When a baby is born, she is very alert and active. Like babies of all mammals, human babies are capable of actively seeking their mother’s breasts and start nursing. When a newborn baby is placed on her tummy on the mother’s stomach, she crawls up towards the breasts, finds them and starts nursing. This is called the breast crawl. Almost all babies are capable of doing breast crawl and start nursing on their own within 20 minutes to 1 hour’s time. This is why the first hour after birth is called the golden hour.

When the baby does breast crawl, all of her 5 sensory organs are at work.

  1. Baby can see the dark nipples and finds the direction to them.
  2. Baby can hear the mother’s heartbeat while lying on the mother’s body. It is the most familiar sound for the baby that guides her.
  3. Baby can touch her mother and finds warmth.
  4. Baby can smell the colostrum which smells very similar to the amniotic fluid. The smell guides them toward the breasts.
  5. Baby tastes her first food and nourishes herself on her own.
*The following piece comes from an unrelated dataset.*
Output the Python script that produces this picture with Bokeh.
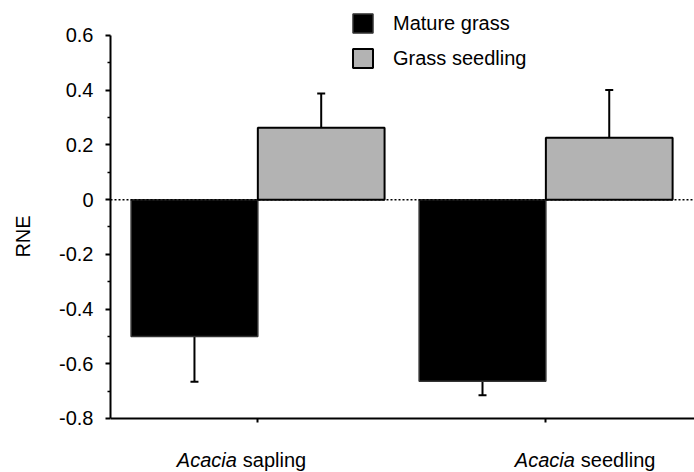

It is recommended that the routine procedures like cleaning/wiping the baby, weighing the baby, Apgar scoring etc are postponed to facilitate breast crawl and to make maximum utilisation of the golden hour.

Skin-to-skin contact can promote strong bonds between mothers and babies and research shows that babies who have had the benefit of skin-to-skin breastfeed better. The American Academy of Paediatrics recommends that all mothers who want to breastfeed spend time skin-to-skin right after birth with their baby.
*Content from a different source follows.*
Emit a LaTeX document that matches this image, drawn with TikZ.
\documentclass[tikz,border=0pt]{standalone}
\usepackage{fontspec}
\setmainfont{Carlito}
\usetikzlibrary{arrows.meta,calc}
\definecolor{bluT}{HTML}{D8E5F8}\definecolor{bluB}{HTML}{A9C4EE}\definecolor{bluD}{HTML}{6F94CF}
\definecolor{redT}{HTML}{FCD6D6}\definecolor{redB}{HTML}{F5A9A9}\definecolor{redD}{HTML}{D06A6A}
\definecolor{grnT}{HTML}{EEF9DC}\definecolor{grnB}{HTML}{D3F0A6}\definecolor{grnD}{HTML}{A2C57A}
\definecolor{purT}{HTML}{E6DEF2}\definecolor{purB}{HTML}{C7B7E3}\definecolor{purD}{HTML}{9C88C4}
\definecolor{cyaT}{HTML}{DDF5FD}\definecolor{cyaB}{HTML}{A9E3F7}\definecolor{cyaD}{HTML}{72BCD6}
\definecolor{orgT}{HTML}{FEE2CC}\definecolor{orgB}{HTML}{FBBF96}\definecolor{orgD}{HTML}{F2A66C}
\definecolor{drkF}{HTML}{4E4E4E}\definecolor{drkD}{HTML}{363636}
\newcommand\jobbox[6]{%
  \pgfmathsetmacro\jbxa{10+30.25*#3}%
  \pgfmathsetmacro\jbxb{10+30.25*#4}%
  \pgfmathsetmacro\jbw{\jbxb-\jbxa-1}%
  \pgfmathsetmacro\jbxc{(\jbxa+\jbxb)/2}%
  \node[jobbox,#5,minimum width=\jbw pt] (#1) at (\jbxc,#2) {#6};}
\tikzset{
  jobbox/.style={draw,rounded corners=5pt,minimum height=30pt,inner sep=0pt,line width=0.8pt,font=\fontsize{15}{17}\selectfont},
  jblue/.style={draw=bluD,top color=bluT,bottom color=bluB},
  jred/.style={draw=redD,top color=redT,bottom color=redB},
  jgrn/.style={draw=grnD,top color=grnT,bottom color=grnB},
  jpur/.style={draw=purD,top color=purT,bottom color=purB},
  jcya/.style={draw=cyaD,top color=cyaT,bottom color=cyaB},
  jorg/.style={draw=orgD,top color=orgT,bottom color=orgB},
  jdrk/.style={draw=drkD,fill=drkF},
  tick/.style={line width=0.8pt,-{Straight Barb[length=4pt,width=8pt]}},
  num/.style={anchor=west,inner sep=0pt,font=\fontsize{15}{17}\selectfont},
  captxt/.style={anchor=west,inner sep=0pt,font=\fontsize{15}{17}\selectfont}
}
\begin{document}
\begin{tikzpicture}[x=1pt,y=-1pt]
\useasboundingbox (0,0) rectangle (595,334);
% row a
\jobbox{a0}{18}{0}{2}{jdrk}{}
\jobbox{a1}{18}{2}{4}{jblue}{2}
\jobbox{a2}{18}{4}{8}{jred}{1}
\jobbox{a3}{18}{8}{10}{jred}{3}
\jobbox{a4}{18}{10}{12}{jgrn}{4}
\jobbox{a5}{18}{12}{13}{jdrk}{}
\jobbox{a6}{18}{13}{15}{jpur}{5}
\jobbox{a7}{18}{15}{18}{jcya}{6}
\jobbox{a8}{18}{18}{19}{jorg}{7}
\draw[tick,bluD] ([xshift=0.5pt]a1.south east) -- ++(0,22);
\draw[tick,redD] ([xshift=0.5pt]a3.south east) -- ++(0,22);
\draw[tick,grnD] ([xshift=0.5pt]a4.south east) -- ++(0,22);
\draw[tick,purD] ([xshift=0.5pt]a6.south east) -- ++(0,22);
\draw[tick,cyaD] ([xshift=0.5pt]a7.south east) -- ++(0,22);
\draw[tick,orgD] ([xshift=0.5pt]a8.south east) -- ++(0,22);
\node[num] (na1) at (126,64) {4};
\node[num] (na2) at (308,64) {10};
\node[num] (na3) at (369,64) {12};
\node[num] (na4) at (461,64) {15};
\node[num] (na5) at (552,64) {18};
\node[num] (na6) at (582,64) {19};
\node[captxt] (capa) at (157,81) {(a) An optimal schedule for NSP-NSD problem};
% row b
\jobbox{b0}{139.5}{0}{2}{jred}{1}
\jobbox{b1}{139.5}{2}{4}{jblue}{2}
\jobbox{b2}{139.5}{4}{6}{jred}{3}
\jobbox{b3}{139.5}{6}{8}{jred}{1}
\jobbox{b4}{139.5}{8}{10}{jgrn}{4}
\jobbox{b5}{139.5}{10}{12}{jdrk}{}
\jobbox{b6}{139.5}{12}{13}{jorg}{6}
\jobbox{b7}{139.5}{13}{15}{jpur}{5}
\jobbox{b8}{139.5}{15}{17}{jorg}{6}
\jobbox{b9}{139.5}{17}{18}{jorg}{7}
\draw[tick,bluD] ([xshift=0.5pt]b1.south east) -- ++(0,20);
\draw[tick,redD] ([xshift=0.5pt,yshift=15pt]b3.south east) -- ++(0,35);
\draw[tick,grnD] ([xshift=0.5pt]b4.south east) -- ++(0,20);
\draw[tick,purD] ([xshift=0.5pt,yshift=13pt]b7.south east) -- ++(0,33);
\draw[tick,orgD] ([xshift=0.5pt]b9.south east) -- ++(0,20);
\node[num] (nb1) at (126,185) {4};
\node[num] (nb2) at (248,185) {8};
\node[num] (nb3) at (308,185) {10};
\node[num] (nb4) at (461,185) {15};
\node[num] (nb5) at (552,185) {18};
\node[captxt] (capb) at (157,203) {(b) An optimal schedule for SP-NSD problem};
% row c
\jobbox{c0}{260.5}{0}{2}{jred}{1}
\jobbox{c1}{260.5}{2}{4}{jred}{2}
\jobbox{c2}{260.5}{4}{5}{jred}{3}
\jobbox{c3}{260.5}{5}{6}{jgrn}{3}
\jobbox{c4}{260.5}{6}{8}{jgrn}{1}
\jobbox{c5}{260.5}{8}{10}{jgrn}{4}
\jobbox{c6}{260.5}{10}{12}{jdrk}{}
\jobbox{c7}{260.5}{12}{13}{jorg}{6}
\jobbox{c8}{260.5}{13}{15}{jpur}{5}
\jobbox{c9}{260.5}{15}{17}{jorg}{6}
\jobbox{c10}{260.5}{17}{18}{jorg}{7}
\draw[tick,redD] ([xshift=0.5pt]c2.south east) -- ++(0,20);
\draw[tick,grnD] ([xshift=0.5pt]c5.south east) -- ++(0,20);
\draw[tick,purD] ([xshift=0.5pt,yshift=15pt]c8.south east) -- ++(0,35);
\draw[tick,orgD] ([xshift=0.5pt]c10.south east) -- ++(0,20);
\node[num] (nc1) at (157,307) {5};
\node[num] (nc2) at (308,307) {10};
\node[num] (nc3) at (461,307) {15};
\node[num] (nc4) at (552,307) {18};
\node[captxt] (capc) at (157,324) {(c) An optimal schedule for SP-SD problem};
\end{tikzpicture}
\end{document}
Quality time is important for mothers and their new-borns, especially during those magical moments after birth. The first hour after birth when a mother has uninterrupted skin-to-skin contact with her new-born is referred to as the “golden hour.” This period of time is an integral factor in a mother’s breastfeeding journey if she chooses to do so.
FAQ 2 : What is Colostrum? why is it less in volume
Colostrum is the first milk mother produces and is the ideal nourishment for a newborn. It’s highly concentrated, full of protein and nutrient-dense – so it’s perfect for your baby’s tiny tummy. It’s also low in fat, easy to digest, and brimming with components that are crucial in building their immune system.

It looks thicker and more yellow than mature milk and its composition is tailored to your newborn’s specific needs. The purpose of colostrum is to provide low-volume milk that helps the newborn as they learn to regulate the suck, swallow, and breathe cycle during feeds. Colostrum has an important role in providing immunity as well as nutrition to the newborn and helps in establishing a healthy gut microbiome which can have long-term, beneficial effects.
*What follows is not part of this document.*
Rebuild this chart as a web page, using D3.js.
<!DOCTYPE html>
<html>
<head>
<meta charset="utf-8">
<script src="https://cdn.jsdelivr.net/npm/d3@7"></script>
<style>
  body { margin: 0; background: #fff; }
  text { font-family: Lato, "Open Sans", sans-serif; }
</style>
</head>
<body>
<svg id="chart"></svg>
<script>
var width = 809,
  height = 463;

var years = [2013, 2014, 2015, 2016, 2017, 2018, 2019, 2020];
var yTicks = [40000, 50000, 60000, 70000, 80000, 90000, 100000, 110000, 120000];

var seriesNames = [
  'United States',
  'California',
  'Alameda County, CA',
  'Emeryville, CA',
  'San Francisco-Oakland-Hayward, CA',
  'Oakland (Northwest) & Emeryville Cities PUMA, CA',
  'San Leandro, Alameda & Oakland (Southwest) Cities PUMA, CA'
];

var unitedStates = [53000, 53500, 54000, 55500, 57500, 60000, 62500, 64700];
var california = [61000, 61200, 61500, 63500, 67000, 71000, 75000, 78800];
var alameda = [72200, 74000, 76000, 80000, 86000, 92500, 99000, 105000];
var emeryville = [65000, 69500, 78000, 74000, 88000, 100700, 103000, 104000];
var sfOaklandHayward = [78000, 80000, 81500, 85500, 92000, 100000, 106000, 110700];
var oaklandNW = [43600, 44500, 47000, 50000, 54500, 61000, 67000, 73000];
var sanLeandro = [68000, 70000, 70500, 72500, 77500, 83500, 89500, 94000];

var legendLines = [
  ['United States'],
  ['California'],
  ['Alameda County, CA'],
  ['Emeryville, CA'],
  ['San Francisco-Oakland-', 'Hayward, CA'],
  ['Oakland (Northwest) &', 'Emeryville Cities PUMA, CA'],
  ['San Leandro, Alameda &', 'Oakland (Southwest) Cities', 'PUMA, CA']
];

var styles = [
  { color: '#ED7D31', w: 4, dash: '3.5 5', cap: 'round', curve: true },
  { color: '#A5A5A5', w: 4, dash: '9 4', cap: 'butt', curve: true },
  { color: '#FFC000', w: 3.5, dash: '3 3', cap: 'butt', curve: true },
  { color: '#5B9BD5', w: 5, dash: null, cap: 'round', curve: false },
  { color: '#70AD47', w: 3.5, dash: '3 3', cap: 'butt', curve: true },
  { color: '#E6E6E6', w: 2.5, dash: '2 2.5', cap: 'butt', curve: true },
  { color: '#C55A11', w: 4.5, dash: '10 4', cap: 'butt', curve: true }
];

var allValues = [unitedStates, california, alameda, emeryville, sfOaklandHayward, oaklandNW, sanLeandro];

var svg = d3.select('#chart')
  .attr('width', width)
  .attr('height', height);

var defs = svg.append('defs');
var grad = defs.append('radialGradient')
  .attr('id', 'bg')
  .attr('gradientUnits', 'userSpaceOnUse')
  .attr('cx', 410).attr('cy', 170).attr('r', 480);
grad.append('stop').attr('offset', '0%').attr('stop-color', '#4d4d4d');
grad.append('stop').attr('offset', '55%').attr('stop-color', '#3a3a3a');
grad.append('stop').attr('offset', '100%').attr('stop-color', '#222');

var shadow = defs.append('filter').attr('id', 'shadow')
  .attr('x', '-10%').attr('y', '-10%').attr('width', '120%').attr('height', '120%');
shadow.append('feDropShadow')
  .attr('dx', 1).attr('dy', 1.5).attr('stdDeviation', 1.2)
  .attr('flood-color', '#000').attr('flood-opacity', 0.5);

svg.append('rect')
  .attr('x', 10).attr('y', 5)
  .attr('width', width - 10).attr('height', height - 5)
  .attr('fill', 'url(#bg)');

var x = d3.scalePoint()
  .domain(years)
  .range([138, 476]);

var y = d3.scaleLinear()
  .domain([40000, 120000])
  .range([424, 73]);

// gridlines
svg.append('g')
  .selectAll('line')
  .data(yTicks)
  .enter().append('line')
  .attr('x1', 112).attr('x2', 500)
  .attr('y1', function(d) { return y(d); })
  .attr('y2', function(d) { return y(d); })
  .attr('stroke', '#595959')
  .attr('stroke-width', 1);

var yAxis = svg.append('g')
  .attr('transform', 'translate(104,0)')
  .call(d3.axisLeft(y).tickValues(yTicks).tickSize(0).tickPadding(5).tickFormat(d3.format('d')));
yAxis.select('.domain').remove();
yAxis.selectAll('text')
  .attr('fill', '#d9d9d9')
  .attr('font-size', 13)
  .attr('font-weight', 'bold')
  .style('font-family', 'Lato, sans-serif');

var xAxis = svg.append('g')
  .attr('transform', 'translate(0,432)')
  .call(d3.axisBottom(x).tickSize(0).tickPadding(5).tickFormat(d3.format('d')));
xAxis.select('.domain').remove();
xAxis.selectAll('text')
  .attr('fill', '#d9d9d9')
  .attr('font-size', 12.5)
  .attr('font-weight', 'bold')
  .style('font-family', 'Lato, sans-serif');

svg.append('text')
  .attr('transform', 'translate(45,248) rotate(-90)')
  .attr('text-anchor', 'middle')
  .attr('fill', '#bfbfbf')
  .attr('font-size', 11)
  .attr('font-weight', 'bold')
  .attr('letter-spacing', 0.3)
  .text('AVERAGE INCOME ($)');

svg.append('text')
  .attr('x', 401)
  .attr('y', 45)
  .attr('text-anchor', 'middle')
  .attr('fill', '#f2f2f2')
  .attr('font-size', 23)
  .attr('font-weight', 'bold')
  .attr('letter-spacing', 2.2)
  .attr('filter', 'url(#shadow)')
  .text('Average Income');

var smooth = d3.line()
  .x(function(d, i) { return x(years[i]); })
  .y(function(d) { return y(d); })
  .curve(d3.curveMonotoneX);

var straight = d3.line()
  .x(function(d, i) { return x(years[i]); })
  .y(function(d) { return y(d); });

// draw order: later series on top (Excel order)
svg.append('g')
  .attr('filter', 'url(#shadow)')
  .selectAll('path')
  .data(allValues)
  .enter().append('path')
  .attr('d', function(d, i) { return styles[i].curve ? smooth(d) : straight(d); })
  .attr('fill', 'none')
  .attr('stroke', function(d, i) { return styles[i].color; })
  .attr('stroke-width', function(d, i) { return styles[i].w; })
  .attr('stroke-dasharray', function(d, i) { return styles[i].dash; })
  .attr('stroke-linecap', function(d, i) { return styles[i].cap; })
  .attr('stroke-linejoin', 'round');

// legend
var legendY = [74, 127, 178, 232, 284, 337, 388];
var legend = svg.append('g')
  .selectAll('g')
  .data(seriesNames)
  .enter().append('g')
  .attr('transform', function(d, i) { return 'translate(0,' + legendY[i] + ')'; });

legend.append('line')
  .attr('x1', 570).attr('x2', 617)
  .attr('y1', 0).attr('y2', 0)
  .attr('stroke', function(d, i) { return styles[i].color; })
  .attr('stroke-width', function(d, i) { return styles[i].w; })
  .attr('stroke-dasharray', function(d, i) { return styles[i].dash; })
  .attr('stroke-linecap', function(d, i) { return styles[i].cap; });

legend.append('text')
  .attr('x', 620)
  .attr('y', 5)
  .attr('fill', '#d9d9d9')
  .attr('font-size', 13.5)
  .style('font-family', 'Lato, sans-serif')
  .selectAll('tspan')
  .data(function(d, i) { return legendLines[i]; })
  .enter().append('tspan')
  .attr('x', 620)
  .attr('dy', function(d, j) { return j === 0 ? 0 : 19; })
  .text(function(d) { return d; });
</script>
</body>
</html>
  • Colostrum is high in carbohydrates, high in protein, high in antibodies, and low in fat (as human newborns may find fat difficult to digest).
  • Newborns have very small digestive systems, and colostrum delivers its nutrients in a very concentrated low-volume form.
  • It has a mild laxative effect, encouraging the passing of the baby’s first stool, which is called meconium.
  • This clears excess bilirubin, a waste product of dead red blood cells which is produced in large quantities at birth due to blood volume reduction, from the infant’s body and helps prevent jaundice.
  • Colostrum contains large numbers of antibodies called “secretory immunoglobulin” (IgA) that help protect the mucous membranes in the throat, lungs, and intestines of the infant.
  • Leukocytes are also present in large numbers; these begin protecting the infant from harmful viruses and bacteria.
  • Ingesting colostrum establishes beneficial bacteria in the digestive tract.
  • Premature babies tend to fare better on human colostrum than commercial infant formulas.
  • Human milk contains special components, called growth modulators, that help the premature baby’s digestive system adjust to oral feedings.